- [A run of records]
#####
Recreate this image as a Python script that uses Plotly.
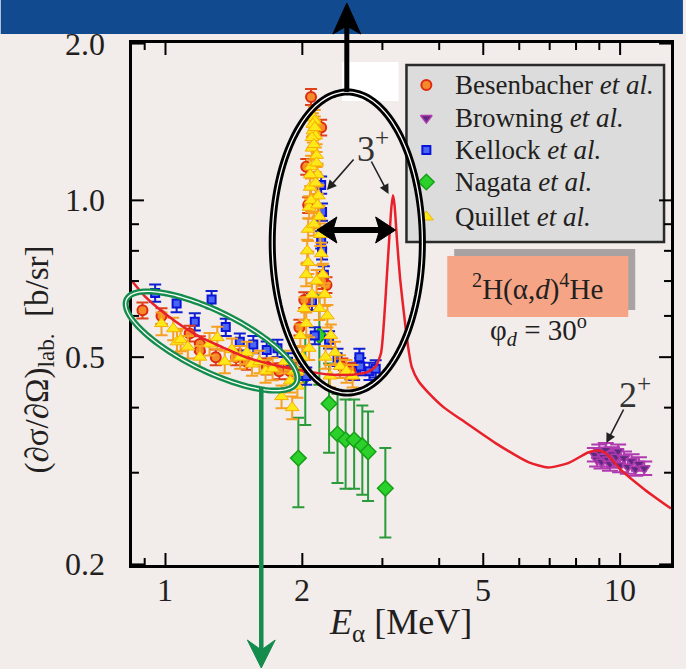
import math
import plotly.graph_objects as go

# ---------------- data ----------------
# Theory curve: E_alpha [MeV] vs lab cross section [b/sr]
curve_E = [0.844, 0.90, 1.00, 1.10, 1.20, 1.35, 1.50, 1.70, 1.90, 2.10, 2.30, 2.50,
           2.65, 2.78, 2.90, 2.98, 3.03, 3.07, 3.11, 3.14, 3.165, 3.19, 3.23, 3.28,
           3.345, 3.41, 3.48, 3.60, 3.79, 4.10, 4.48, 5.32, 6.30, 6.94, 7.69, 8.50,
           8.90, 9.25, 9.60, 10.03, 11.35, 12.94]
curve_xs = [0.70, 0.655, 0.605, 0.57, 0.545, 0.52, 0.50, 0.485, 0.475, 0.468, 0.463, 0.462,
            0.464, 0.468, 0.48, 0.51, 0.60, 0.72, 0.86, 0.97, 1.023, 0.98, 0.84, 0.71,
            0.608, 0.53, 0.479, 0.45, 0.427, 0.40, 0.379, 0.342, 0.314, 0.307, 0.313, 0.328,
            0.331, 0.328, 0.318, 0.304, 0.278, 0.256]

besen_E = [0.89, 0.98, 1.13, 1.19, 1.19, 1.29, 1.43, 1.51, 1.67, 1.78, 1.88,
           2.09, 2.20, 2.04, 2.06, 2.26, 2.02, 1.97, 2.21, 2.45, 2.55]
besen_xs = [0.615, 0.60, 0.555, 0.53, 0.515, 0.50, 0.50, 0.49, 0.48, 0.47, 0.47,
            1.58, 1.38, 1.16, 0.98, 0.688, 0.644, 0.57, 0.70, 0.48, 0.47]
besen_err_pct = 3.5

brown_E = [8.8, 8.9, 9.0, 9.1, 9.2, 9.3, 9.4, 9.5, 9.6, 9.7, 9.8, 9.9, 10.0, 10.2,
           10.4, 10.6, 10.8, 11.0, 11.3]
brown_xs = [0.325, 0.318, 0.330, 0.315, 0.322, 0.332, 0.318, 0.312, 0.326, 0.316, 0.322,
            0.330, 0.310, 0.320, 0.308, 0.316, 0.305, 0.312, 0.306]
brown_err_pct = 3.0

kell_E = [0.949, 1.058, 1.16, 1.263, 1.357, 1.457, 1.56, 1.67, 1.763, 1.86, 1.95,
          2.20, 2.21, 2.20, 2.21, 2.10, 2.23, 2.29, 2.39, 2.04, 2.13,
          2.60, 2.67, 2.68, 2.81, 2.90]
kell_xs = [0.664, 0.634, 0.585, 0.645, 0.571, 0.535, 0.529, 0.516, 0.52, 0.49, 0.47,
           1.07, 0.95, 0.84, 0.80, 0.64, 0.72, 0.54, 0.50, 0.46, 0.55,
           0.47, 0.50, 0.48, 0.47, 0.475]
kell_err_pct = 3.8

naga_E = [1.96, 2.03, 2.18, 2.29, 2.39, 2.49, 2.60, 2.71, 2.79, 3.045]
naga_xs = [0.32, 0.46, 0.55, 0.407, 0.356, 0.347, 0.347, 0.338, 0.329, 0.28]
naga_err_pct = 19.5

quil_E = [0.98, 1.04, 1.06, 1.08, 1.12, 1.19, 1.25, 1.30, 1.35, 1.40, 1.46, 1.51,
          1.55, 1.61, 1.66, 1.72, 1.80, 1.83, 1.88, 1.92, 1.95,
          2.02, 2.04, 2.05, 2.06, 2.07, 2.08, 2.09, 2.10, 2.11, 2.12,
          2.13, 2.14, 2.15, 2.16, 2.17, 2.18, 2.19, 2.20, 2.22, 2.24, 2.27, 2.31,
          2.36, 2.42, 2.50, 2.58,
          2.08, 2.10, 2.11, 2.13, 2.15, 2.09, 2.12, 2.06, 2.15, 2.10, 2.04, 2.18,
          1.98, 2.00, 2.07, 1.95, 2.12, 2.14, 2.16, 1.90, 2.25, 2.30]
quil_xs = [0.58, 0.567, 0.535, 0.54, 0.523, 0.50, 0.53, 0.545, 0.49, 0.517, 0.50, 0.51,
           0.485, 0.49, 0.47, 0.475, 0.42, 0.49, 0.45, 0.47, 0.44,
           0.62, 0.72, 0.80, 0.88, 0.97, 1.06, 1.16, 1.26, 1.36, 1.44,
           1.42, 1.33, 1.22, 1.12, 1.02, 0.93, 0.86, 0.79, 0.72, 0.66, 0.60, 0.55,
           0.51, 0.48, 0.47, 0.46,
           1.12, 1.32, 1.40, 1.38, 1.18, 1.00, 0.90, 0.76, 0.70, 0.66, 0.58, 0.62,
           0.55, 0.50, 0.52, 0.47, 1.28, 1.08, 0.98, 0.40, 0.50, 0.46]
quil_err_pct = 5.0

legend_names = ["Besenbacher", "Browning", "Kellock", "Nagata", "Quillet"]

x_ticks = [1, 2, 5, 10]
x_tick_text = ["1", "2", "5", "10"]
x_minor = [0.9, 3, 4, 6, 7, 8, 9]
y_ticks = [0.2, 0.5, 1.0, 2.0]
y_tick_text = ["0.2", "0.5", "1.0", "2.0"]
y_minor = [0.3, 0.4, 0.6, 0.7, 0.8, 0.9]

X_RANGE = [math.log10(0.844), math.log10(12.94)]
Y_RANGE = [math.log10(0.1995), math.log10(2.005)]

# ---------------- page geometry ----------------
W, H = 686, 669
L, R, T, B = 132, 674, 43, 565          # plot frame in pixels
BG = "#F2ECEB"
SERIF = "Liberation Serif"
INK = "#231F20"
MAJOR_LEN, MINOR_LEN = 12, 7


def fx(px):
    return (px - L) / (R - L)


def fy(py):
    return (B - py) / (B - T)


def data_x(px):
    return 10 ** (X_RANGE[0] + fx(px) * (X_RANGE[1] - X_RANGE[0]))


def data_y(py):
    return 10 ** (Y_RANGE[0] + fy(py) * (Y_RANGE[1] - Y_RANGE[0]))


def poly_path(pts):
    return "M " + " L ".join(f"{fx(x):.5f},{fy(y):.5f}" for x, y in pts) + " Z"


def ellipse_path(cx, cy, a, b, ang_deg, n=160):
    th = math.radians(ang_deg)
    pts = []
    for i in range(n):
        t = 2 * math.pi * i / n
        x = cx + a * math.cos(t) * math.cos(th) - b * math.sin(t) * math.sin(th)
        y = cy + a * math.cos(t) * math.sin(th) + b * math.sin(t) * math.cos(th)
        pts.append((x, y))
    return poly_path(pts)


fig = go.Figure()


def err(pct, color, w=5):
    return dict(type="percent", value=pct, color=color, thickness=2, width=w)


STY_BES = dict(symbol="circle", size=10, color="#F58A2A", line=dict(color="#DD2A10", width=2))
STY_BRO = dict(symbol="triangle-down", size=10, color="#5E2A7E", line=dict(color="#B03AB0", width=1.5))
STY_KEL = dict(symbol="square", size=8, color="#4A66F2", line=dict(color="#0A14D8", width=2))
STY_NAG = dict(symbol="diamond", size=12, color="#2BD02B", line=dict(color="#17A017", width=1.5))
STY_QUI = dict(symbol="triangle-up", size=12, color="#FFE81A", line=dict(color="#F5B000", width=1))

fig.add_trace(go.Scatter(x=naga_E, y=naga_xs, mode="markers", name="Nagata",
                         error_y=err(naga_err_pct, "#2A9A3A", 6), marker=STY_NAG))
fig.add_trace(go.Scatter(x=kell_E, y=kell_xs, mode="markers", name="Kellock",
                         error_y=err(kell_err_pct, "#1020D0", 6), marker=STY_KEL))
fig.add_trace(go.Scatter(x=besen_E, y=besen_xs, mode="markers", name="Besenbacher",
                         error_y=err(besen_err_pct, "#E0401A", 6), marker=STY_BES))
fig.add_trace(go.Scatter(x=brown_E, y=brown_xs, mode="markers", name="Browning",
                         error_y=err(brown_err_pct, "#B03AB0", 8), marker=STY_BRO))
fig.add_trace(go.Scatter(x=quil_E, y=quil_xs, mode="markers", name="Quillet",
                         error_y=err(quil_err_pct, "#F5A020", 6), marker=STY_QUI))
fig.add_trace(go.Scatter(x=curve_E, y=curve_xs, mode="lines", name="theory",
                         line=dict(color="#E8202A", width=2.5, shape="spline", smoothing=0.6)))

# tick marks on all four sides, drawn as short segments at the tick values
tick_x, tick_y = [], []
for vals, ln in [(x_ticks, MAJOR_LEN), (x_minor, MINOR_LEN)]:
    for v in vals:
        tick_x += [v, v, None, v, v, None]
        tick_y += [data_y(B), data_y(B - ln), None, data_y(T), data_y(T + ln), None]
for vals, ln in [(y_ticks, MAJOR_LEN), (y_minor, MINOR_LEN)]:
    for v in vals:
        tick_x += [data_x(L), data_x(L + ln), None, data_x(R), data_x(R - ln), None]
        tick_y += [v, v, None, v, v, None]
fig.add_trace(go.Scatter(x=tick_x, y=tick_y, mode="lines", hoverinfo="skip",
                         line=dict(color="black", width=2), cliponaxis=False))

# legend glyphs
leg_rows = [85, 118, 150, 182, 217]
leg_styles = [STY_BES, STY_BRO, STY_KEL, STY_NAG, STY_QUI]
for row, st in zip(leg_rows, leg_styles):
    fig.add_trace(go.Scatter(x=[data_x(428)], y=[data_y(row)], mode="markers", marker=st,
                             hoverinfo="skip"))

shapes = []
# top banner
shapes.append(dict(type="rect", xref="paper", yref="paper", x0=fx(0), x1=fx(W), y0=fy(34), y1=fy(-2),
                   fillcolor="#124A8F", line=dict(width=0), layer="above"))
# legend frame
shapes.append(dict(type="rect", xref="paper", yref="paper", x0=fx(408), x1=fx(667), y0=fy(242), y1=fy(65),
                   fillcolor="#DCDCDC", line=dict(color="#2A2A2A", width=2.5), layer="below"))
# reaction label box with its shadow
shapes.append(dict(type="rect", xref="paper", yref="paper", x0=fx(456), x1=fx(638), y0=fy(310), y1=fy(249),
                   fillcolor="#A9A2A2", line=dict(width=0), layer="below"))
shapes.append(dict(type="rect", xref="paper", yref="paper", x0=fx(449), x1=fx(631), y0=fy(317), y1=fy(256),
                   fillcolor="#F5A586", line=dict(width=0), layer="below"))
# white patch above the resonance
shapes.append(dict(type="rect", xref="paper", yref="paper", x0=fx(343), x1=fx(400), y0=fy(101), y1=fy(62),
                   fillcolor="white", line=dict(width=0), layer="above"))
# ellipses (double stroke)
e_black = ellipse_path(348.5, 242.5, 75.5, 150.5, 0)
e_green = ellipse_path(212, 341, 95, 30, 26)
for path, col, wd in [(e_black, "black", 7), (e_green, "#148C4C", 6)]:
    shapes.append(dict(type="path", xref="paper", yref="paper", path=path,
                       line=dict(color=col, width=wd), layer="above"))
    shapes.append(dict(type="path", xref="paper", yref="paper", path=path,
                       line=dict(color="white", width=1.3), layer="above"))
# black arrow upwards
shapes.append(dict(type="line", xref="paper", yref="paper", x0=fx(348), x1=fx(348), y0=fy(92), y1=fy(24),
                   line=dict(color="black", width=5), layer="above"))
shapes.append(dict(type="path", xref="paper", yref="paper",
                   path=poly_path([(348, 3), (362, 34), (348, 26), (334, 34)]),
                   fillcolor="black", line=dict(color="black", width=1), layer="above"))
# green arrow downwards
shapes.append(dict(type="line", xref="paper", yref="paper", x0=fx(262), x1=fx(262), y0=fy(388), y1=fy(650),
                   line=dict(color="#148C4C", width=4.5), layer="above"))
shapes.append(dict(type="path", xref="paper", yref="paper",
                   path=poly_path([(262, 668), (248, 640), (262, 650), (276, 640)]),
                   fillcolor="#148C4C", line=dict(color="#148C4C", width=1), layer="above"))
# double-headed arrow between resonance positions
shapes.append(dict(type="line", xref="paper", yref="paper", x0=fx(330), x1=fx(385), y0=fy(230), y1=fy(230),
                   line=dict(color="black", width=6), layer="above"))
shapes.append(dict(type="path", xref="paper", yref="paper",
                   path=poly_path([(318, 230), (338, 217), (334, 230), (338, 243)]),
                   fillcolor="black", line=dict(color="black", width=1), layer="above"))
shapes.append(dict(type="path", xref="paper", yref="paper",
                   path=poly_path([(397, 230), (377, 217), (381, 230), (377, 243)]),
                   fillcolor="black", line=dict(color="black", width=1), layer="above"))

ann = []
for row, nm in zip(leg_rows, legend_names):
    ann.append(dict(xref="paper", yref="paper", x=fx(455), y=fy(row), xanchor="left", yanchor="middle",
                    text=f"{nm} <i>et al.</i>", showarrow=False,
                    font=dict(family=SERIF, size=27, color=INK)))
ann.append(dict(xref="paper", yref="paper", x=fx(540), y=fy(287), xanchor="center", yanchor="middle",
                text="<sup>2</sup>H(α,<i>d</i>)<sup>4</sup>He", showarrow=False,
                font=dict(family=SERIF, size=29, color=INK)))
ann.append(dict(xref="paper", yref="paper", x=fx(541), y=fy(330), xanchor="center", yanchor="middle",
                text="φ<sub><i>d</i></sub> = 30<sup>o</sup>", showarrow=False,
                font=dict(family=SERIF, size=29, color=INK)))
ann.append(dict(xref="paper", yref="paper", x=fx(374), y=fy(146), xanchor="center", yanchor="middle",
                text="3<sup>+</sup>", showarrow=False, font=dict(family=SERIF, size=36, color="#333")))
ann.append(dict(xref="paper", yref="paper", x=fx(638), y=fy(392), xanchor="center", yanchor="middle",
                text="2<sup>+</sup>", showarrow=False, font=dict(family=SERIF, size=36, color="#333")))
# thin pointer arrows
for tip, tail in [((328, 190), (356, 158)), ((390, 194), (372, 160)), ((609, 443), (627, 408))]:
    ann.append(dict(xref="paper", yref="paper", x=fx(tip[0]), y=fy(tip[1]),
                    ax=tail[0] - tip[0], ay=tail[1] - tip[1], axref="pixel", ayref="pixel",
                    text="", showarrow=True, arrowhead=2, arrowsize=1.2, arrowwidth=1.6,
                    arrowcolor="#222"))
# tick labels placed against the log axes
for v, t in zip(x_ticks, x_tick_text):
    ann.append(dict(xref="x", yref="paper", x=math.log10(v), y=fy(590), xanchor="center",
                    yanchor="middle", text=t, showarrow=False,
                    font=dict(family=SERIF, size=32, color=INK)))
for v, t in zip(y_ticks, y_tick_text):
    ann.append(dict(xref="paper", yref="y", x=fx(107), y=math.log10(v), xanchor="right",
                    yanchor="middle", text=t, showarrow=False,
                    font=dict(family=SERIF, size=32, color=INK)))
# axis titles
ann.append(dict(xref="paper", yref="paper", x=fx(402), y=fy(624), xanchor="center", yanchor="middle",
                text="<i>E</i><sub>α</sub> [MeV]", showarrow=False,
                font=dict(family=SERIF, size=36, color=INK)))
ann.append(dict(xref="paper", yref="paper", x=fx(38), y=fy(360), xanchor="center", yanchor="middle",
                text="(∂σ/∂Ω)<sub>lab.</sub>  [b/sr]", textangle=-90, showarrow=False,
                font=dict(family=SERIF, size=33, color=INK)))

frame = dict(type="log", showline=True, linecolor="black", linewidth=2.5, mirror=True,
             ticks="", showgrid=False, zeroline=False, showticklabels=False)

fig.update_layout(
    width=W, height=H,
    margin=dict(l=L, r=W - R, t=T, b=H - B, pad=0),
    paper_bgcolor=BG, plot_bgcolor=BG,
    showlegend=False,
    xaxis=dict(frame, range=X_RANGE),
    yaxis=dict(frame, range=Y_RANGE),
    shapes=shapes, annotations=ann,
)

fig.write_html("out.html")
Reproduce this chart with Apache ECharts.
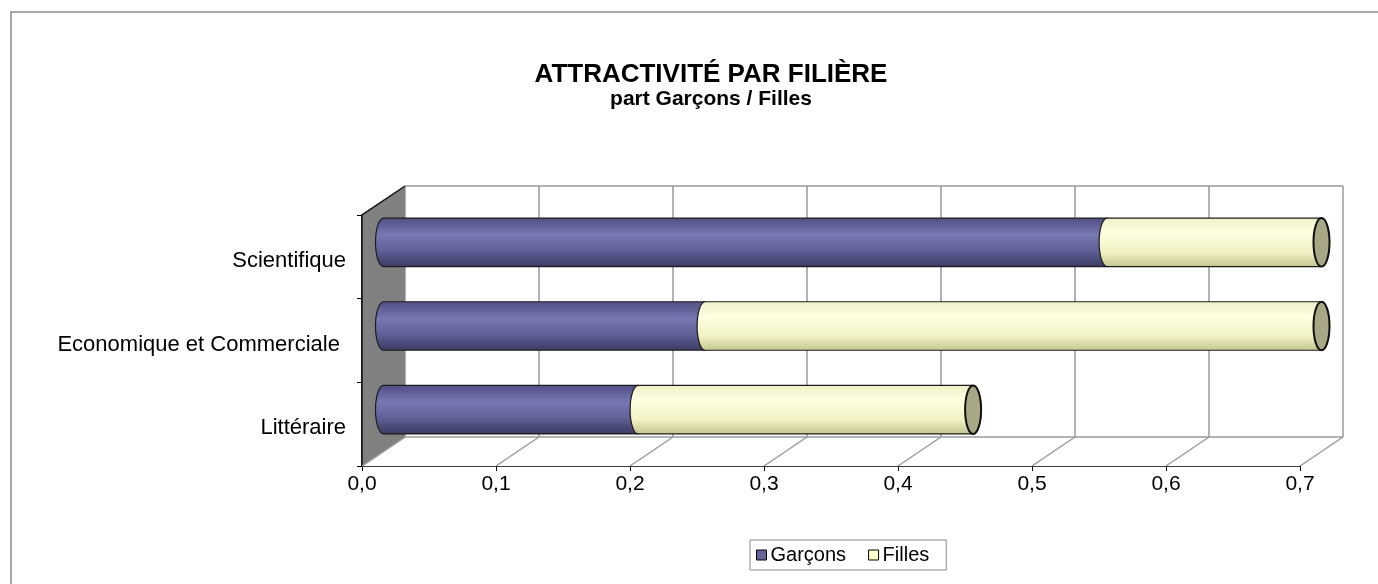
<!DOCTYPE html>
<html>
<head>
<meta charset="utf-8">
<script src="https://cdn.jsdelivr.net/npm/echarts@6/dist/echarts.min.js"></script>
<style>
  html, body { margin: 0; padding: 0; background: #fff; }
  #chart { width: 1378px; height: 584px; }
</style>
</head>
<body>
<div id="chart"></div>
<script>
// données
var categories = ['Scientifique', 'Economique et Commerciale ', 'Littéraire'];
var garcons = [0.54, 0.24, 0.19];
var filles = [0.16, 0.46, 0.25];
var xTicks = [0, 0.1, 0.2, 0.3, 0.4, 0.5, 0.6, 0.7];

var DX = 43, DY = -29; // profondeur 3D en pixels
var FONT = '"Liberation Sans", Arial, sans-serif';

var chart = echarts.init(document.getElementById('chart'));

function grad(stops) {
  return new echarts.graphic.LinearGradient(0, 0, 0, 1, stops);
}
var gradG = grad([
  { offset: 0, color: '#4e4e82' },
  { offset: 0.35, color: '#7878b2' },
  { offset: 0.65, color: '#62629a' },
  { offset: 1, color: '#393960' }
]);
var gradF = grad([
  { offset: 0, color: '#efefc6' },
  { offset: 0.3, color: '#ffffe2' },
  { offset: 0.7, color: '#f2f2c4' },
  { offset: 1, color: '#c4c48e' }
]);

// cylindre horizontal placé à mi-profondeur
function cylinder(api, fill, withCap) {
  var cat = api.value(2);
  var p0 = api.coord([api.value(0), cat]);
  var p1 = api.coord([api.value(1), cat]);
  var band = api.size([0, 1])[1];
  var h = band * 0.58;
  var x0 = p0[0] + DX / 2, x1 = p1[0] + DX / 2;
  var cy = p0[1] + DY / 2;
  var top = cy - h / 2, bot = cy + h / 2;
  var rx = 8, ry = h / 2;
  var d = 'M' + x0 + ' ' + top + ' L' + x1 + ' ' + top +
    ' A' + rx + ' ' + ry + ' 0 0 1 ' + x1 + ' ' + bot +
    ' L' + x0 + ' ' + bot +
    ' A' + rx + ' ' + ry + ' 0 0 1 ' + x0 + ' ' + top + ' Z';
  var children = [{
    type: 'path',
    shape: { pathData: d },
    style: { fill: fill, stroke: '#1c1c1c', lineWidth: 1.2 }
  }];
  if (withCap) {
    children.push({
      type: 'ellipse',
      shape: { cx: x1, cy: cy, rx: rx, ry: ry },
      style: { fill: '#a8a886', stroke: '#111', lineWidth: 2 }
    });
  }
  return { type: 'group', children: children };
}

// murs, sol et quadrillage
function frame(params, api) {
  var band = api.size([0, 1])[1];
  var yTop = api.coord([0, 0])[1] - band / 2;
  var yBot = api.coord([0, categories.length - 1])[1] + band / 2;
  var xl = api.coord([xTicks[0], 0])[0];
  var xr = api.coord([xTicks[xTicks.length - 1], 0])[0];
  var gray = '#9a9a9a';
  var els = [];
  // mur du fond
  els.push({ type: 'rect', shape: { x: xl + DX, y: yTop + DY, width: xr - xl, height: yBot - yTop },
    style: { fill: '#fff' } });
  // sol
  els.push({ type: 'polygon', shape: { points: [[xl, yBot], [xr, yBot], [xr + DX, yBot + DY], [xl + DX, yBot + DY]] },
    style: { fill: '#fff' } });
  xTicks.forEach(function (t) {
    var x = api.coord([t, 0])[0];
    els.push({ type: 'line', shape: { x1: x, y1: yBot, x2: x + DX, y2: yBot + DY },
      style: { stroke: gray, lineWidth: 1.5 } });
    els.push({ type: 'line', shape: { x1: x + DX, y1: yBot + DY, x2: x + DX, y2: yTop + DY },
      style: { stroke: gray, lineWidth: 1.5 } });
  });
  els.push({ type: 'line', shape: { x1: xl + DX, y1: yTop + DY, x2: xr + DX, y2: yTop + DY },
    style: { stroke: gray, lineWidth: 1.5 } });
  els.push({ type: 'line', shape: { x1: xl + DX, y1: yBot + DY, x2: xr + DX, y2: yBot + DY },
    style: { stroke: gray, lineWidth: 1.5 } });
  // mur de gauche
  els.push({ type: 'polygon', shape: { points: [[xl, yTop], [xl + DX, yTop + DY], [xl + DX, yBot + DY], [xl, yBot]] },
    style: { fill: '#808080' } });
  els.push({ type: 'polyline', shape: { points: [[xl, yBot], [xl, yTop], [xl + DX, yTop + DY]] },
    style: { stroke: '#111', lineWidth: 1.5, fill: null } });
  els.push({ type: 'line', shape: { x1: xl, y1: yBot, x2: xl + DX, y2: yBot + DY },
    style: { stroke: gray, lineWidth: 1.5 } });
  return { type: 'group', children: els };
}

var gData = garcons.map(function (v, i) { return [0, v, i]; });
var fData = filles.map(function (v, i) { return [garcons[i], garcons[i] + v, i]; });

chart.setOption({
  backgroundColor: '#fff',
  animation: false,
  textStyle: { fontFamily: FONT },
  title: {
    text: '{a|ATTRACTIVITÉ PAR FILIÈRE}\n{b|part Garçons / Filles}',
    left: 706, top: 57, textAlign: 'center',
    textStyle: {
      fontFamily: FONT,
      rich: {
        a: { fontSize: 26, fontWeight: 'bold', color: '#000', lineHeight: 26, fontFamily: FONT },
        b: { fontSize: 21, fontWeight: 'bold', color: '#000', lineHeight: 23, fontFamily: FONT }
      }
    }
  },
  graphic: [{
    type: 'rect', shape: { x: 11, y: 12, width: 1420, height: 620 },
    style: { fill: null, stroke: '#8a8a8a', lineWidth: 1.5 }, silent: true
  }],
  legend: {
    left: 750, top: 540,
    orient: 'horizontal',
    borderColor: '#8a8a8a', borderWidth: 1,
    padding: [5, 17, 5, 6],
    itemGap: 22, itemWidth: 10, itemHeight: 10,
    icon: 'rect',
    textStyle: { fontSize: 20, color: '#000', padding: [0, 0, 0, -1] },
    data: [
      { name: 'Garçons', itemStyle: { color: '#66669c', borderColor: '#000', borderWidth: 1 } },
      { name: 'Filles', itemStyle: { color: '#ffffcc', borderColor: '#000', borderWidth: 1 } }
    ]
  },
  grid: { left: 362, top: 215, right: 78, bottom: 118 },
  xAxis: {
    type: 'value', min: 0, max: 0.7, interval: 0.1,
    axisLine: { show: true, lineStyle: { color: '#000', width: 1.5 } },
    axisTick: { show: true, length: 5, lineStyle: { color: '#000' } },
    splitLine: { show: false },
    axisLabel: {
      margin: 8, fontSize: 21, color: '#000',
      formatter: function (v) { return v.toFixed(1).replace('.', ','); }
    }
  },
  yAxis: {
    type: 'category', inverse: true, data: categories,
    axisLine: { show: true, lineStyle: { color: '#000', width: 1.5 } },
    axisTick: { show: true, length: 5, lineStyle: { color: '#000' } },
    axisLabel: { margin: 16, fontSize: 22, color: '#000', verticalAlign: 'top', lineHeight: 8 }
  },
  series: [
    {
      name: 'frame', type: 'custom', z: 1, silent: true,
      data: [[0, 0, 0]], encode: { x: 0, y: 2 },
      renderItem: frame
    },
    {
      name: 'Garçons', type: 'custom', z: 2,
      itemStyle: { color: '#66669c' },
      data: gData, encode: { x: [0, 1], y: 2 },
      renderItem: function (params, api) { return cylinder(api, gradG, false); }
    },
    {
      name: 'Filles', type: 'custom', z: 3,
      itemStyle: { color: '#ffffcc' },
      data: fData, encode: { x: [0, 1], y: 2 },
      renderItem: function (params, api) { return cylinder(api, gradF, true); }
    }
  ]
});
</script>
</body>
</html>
#####
Restate each line from the start of the listing through the line bearing "0.331, 0.328, 0.318, 0.304, 0.278, 0.256]" word for word. Drop the pictures.

- [EXPECTED ANSWER]
Recreate this image as a Python script that uses Plotly.
import math
import plotly.graph_objects as go

# ---------------- data ----------------
# Theory curve: E_alpha [MeV] vs lab cross section [b/sr]
curve_E = [0.844, 0.90, 1.00, 1.10, 1.20, 1.35, 1.50, 1.70, 1.90, 2.10, 2.30, 2.50,
           2.65, 2.78, 2.90, 2.98, 3.03, 3.07, 3.11, 3.14, 3.165, 3.19, 3.23, 3.28,
           3.345, 3.41, 3.48, 3.60, 3.79, 4.10, 4.48, 5.32, 6.30, 6.94, 7.69, 8.50,
           8.90, 9.25, 9.60, 10.03, 11.35, 12.94]
curve_xs = [0.70, 0.655, 0.605, 0.57, 0.545, 0.52, 0.50, 0.485, 0.475, 0.468, 0.463, 0.462,
            0.464, 0.468, 0.48, 0.51, 0.60, 0.72, 0.86, 0.97, 1.023, 0.98, 0.84, 0.71,
            0.608, 0.53, 0.479, 0.45, 0.427, 0.40, 0.379, 0.342, 0.314, 0.307, 0.313, 0.328,
            0.331, 0.328, 0.318, 0.304, 0.278, 0.256]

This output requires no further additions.